Lent could be one more time for us to deep dive, apply ourselves with an effort we are unaccustomed to, and strain our minds so our thoughts are of greater dignity, refined, clear and articulate. Our beliefs are verified, fed, and strengthened or rectified.

Understanding, is at the core of the human existence. Not by our own subjective likes/dislikes, but by God’s Grace, understanding the will and purpose of our creator and our own reason for being.

Better than staying away from food and drink therefore, and while away our time in front of a screen worshipping Facebook, WhatsApp, and Instagram, is to eat and drink from the Word of God, related commentaries, and writings of our Church Fathers and other contemporaries. 

Joy never comes from the absence of something. It comes always from the presence and possession of what is needed for a dignified, graceful, fulfilling life.

Forcing ourselves out of bed, struggling to complete our minimal responsibilities only to eagerly worship our screens and stay up as late as possible being thus entertained - this is not the Christian life. However much our names, religion, culture, and rituals promise us that we are Christian, such a life is deluded and ungodly.

Such is the life of a civilised animal pretending at dignity and grace and needing constantly to fight to possess and retain the same. Or at other times, fearful of losing it all. We may not do any active wrong and be socially and politically correct more often than not, but this is exactly why we are only “civilised animals”.  

In the words of Pope Benedict XVI “Being Christian is not the result of an ethical choice or a lofty idea, but the encounter with an event, a person, which gives life a new horizon and a decisive direction.”

Just as it is impossible for light to (1) touch darkness and not remove darkness and (2) Continue to spread and grow, similarly it is impossible for us to remain complacently in our old selves and yet be Christian.

The light of Christ, if it exists at all in us, must touch and remove our darkness, spread and grow within us till we are full and brimming over of Christ. Will it happen to all of us in our physical lifetimes? Possibly not. Yet the desire to compromise, accept our lesser selves, and be satisfied with a lesser standard must not exist.

Are you scared of the Truth? Would you rather pretend and be deceitful than gather the courage to be ignited and spread the light? Would you rather hesitate and comfort yourself by thinking “what concern is it of mine? To each his own.”

Are you so in love with yesterday that so very little enthuses, motivates, excites you of your tomorrows…are you already so disempowered that you do little or nothing for your tomorrow? Have you already turned your back on our Lord? Is the promise of Easter already taken for granted?

Lent is not a dull period that must somehow be circumvented by our material, physical selves.

Lent is the exciting time of re-centering ourselves, taking stock, making the conscious effort to dive deeper in, and grab hold of that meddling snake that swims and swarms in our soul as though it were its own.

We let our guard down, we were ignorant, we were absent minded, weak, but now comes the physical reminder of our tomorrow, of our own Easter, and with renewed vigour we leap to take hold of all that our Lord has made available for us, shedding the extra baggage that repeatedly holds us down in our psychological, emotional, and spiritual selves.
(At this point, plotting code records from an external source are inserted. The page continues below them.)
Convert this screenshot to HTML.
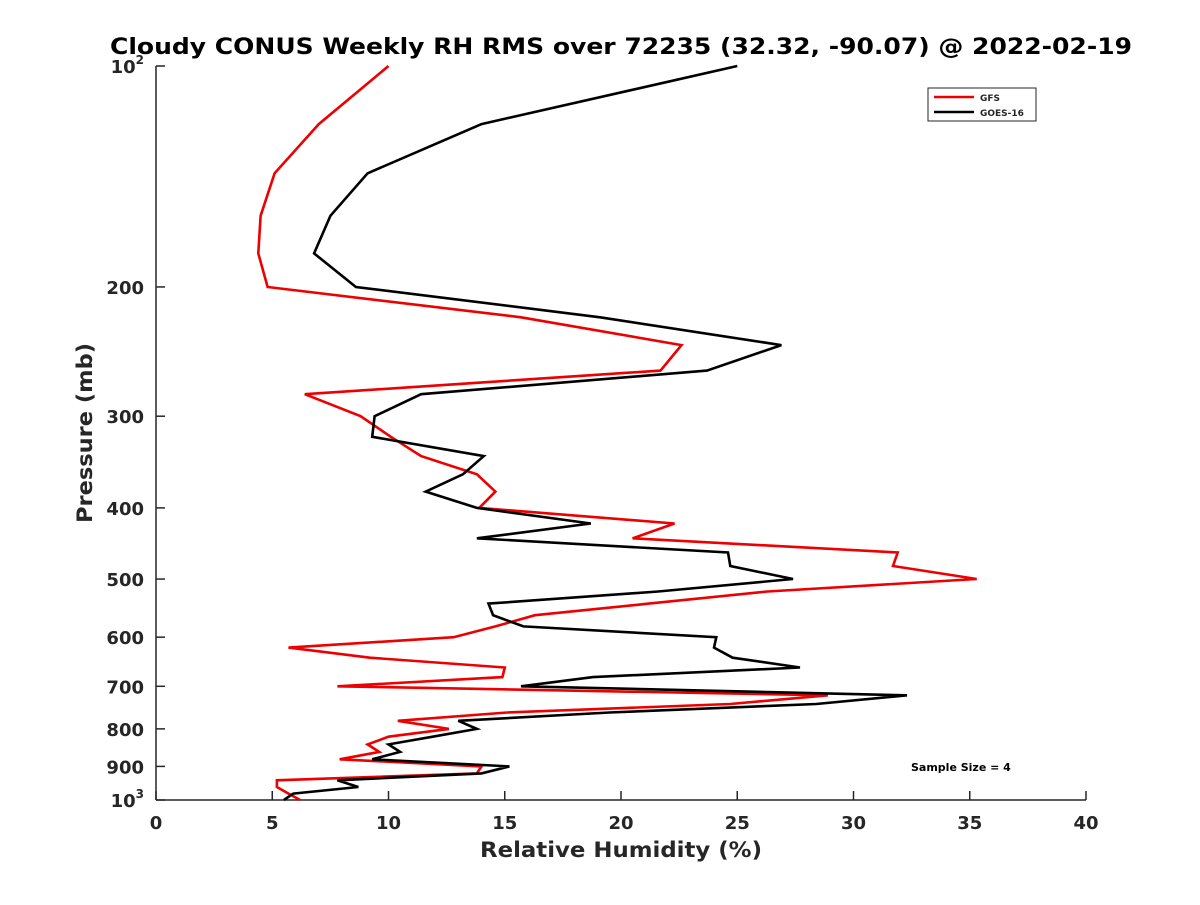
<!DOCTYPE html>
<html><head><meta charset="utf-8"><style>
body{margin:0;background:#fff}
svg text{font-family:"DejaVu Sans","Liberation Sans",sans-serif;font-weight:bold;fill:#262626}
</style></head><body>
<svg id="chart" width="1200" height="900" viewBox="0 0 1200 900" xmlns="http://www.w3.org/2000/svg">
<rect width="1200" height="900" fill="#fff"/>
<text x="621" y="54" text-anchor="middle" font-size="22" textLength="1022" lengthAdjust="spacingAndGlyphs" style="fill:#000">Cloudy CONUS Weekly RH RMS over 72235 (32.32, -90.07) @ 2022-02-19</text>
<g id="axes"></g>
<g id="series"></g>
<text x="621" y="857" text-anchor="middle" font-size="21" textLength="282" lengthAdjust="spacingAndGlyphs">Relative Humidity (%)</text>
<text transform="translate(92,433) rotate(-90)" text-anchor="middle" font-size="21" textLength="180" lengthAdjust="spacingAndGlyphs">Pressure (mb)</text>
<g>
<rect x="928" y="88" width="108" height="33" fill="#fff" stroke="#262626" stroke-width="1"/>
<line x1="934" y1="97" x2="974" y2="97" stroke="#e00" stroke-width="2.5"/>
<text x="980" y="101" font-size="9">GFS</text>
<line x1="934" y1="112" x2="974" y2="112" stroke="#000" stroke-width="2.5"/>
<text x="980" y="116" font-size="9">GOES-16</text>
</g>
<text x="911" y="771" font-size="11" style="fill:#000">Sample Size = 4</text>
</svg>
<script>
const pressureLevels=[100,120,140,160,180,200,220,240,260,280,300,320,340,360,380,400,420,440,460,480,500,520,540,560,580,600,620,640,660,680,700,720,740,760,780,800,820,840,860,880,900,920,940,960,980,1000];
const gfsRH=[10.0,7.0,5.1,4.5,4.4,4.8,15.7,22.6,21.7,6.4,8.8,10.1,11.4,13.8,14.6,13.9,22.3,20.5,31.9,31.7,35.3,26.3,21.2,16.3,14.6,12.8,5.7,9.2,15.0,14.9,7.8,28.9,24.7,15.1,10.4,12.6,10.0,9.1,9.6,7.9,14.0,13.8,5.2,5.2,5.7,6.2];
const goesRH=[25.0,14.0,9.1,7.5,6.8,8.6,19.1,26.9,23.7,11.4,9.4,9.3,14.1,13.2,11.6,13.8,18.7,13.8,24.6,24.7,27.4,21.6,14.3,14.5,15.8,24.1,24.0,24.8,27.7,18.8,15.7,32.3,28.4,19.5,13.0,13.8,11.9,10.0,10.5,9.3,15.2,14.0,7.8,8.7,5.9,5.5];
const xTicks=[0,5,10,15,20,25,30,35,40];
const yTicks=[100,200,300,400,500,600,700,800,900,1000];
const yTickLabels=["10²","200","300","400","500","600","700","800","900","10³"];
const X0=156,X1=1086,Y0=66,Y1=800;
const xs=v=>X0+(v-0)/40*(X1-X0);
const ys=p=>Y0+(Math.log10(p)-2)*(Y1-Y0);
const NS="http://www.w3.org/2000/svg";
const ax=document.getElementById('axes');
function mk(t,a,parent){const e=document.createElementNS(NS,t);for(const k in a)e.setAttribute(k,a[k]);parent.appendChild(e);return e;}
const yl=mk('line',{x1:X0,y1:Y0,x2:X0,y2:Y1,stroke:'#262626','stroke-width':1.5},ax);


const xl=mk('line',{x1:X0,y1:Y1,x2:X1,y2:Y1,stroke:'#262626','stroke-width':1.5},ax);


xTicks.forEach(v=>{
  const x=xs(v);
  mk('line',{x1:x,y1:Y1,x2:x,y2:Y1-9,stroke:'#262626','stroke-width':1.5},ax);
  const t=mk('text',{x:x,y:Y1+29,'text-anchor':'middle','font-size':18},ax);
  t.textContent=v;
  
  
});
yTicks.forEach((p,i)=>{
  const y=ys(p);
  mk('line',{x1:X0,y1:y,x2:X0+9,y2:y,stroke:'#262626','stroke-width':1.5},ax);
  const t=mk('text',{x:X0-12,y:y+7,'text-anchor':'end','font-size':18},ax);
  const lab=yTickLabels[i];
  if(lab==="10²"||lab==="10³"){
    t.textContent="10";
    const s=mk('tspan',{dy:-9,'font-size':12},t);
    s.textContent=lab==="10²"?"2":"3";
  } else t.textContent=lab;
  
  
});
const sg=document.getElementById('series');
function line(vals,color,name){
  const pts=vals.map((v,i)=>xs(v).toFixed(1)+','+ys(pressureLevels[i]).toFixed(1)).join(' ');
  const pl=mk('polyline',{points:pts,fill:'none',stroke:color,'stroke-width':2.6,'stroke-linejoin':'miter'},sg);
  
  
}
line(gfsRH,'#e00','gfs-line');
line(goesRH,'#000','goes16-line');
</script>
</body></html>
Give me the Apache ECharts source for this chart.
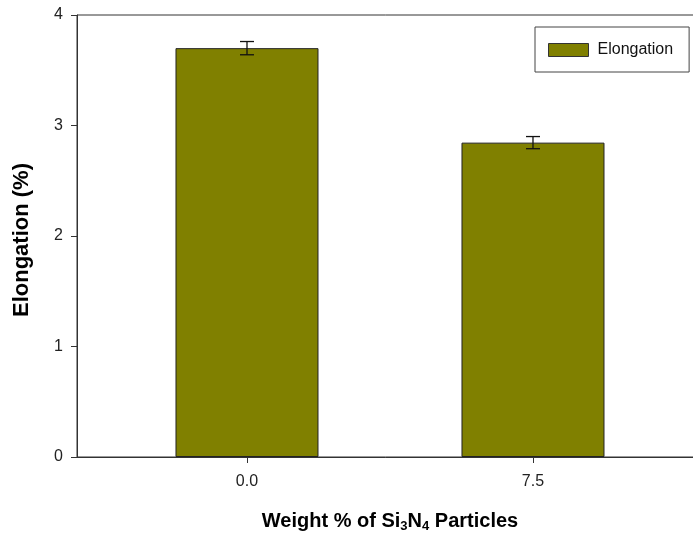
<!DOCTYPE html>
<html><head><meta charset="utf-8">
<script src="https://cdn.jsdelivr.net/npm/echarts@6/dist/echarts.min.js"></script>
<style>html,body{margin:0;padding:0;background:#fff}#c{width:693px;height:533px}</style>
</head><body><div id="c"></div>
<script>
const categories = [0.0, 7.5];
const elongation = [3.70, 2.845];
const errors = [0.06, 0.055];
const yTicks = [0, 1, 2, 3, 4];
const seriesName = 'Elongation';

const FONT = '"Liberation Sans", Arial, sans-serif';
const chart = echarts.init(document.getElementById('c'));
const barData = categories.map((c, i) => [c, elongation[i]]);
const errData = categories.map((c, i) => [c, elongation[i] - errors[i], elongation[i] + errors[i]]);

chart.setOption({
  animation: false,
  backgroundColor: '#fff',
  grid: { left: 77, top: 15, bottom: 76, right: -3, containLabel: false, outerBoundsMode: 'none', show: true, borderColor: '#333', borderWidth: 1, backgroundColor: 'transparent' },
  legend: {
    data: [{ name: seriesName, icon: 'rect' }],
    left: 535, top: 27,
    orient: 'vertical',
    borderColor: '#444', borderWidth: 1,
    padding: [15, 16, 14, 13],
    itemWidth: 40, itemHeight: 13,
    itemStyle: { borderColor: '#333', borderWidth: 1 },
    textStyle: { fontFamily: FONT, fontSize: 16, color: '#111', padding: [0, 0, 0, 4] }
  },
  xAxis: {
    type: 'value',
    min: -4.458, max: 11.775,
    axisLine: { show: true, onZero: false, lineStyle: { color: '#333', width: 1 } },
    axisTick: { show: true, length: 6, lineStyle: { color: '#333' }, customValues: categories },
    axisLabel: { show: true, customValues: categories, formatter: v => v.toFixed(1), fontFamily: FONT, fontSize: 16, color: '#222', margin: 17 },
    splitLine: { show: false },
    name: 'Weight % of Si{sub|3}N{sub|4} Particles',
    nameLocation: 'middle',
    nameGap: 53,
    nameTextStyle: {
      fontFamily: FONT, fontSize: 20, fontWeight: 'bold', color: '#000', padding: [0, 0, 0, 7],
      rich: { sub: { fontFamily: FONT, fontSize: 13, fontWeight: 'bold', color: '#000', padding: [10, 0, 0, 0] } }
    }
  },
  yAxis: {
    type: 'value',
    min: 0, max: 4, interval: 1,
    axisLine: { show: true, onZero: false, lineStyle: { color: '#333', width: 1 } },
    axisTick: { show: true, length: 6, lineStyle: { color: '#333' } },
    axisLabel: { fontFamily: FONT, fontSize: 16, color: '#222', margin: 14 },
    splitLine: { show: false },
    name: 'Elongation (%)',
    nameLocation: 'middle',
    nameGap: 44,
    nameTextStyle: { fontFamily: FONT, fontSize: 22, fontWeight: 'bold', color: '#000', padding: [0, 8, 0, 0] }
  },
  series: [
    {
      name: seriesName,
      type: 'bar',
      data: barData,
      barWidth: 143,
      itemStyle: { color: '#808000', borderColor: '#222', borderWidth: 1 }
    },
    {
      type: 'custom',
      name: 'err',
      data: errData,
      z: 5,
      renderItem: function (params, api) {
        const x = api.value(0);
        const lo = api.coord([x, api.value(1)]);
        const hi = api.coord([x, api.value(2)]);
        const hw = 7;
        const st = { stroke: '#111', lineWidth: 1.3 };
        return {
          type: 'group',
          children: [
            { type: 'line', shape: { x1: hi[0], y1: hi[1], x2: lo[0], y2: lo[1] }, style: st },
            { type: 'line', shape: { x1: hi[0] - hw, y1: hi[1], x2: hi[0] + hw, y2: hi[1] }, style: st },
            { type: 'line', shape: { x1: lo[0] - hw, y1: lo[1], x2: lo[0] + hw, y2: lo[1] }, style: st }
          ]
        };
      }
    }
  ]
});
</script></body></html>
Don’t let the fifty days just be a time of feeling a little sad because you won’t have your way in all matters of food and drink.

Let it be a time of sacrifice, investment, and renunciation. A time of letting go of one good for a greater good, of setting aside a current good for a later greater good, and finally for turning away completely from one way of living to another way of living.

Find the strength and the grace of our Lord this lent, to never again be at least one thing that you always didn’t mind being previously.

If you don’t know what, maybe ask a loved one – they always know best how we should change. Also, its possibly better to do something for someone else’s sake than our own.